Other Films by F. W. Murnau:
The Last Laugh (1924); Tartuffe (1926); Faust (1926); Sunrise (1927); Tabu (1931)
Scenes to Look for in Nosferatu:
- Hutter cutting his hand at the dinner table
- Nosferatu rising from his coffin on board ship
- Crosscuts between Ellen sleepwalking and Nosferatu approaching
the sleeping Hutter
- Nosferatu’s visit to Ellen’s bedroom near end of
film
- Ellen looking our her window at the procession of the vampire’s
victims
Terms/Concepts/Figures/Films to Know This Week:
German Expressionism, the horror film, genre, negative footage, UFA, The
Cabinet of Dr. Caligari, chiarascuro lighting, low angles, depth-of-focus,
subjective camera, kammerspielfilm, G.W. Pabst, street realism,
Weimar cinema
Critical Commentary:
“We love scary movies because we all have a deep desire
to dare the nightmare."—Stephen King
“Murnau possessed a unique faculty of obliterating the boundaries
between the real and the unreal. Reality in his films was surrounded
by a halo of dreams and presentiments, and a tangible person might
suddenly impress the audience as a mere apparition.”
--Siegfried Kracauer, From Caligari to Hitler: A Psychological
History of the German Film (Princeton: Princeton Univ. P.,
1947), 78.
“Expressionism in the German cinema was more than a style;
it was an atmosphere and an ethos.”
–Robin Wood, “Murnau:1. Nosferatu.” Film
Comment 12.3 (May-June 1976): 5-9.
Discussion Questions:
1. What conventions of the horror genre do you see in Nosferatu?
2. How does Count Orlok differ from other vampires you have
seen in movies? Why are these differences significant? How
do they inform our discussion of monsters as symbols of psychological
horror?
3. How is Orlok represented visually in the movie? What
other images are used to show his presence? What do these images
suggest allegorically?
5. Women often occupy important, if powerless, roles in horror
movies. Please respond to this observation in light of Ellen’s
portrayal in Nosferatu.
6. Describe the relationship between Hutter, Ellen, and Nosferatu. How
does the intrusion of Orlok into their relationship function thematically? What
do you make of Ellen's behavior? What parallels are drawn between
Hutter and Nosferatu regarding Ellen? Why is it significant that
Ellen ultimately destroys Nosferatu and not Hutter?

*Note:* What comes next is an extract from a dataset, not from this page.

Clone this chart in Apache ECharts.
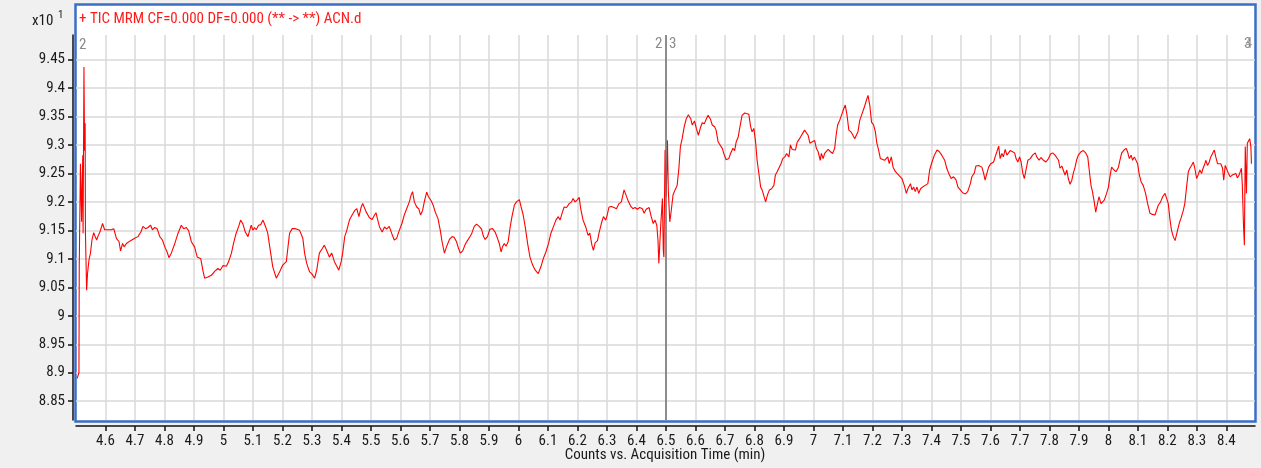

7. Taking a page from The Birth of a Nation and Traffic
in Souls, Murnau uses cross-cutting repeatedly in this film. How
does Nosferatu’s use of this technique differ from
that of the other two films?
8. Stoker's Dracula, the inspiration for Nosferatu, is
often seen as a tale about xenophobia, that is, the fear of the foreign. What
does Nosferatu do to maintain or subvert this theme in its
source material?
9.The film devotes a fairly significant amount of time to Nosferatu’s
passage on board ship. Why? What is significant about the sea and
its associations, and how is that significance conveyed by the film?
10.The figure of Nosferatu is continually associated with the plague.
What do you make of this association? What is symbolically important
about plagues, and how is that symbolism played out here?
11.Nosferatu has a narrator, whose story is often represented for
us as discrete pages from a memoir. What do you make of this element
of the film? What kind of information or descriptions do these pages
provide us? What do you think Judith Mayne means when she writes
that “The problem of narration in Nosferatu is the
disjuncture between narrator and screen”?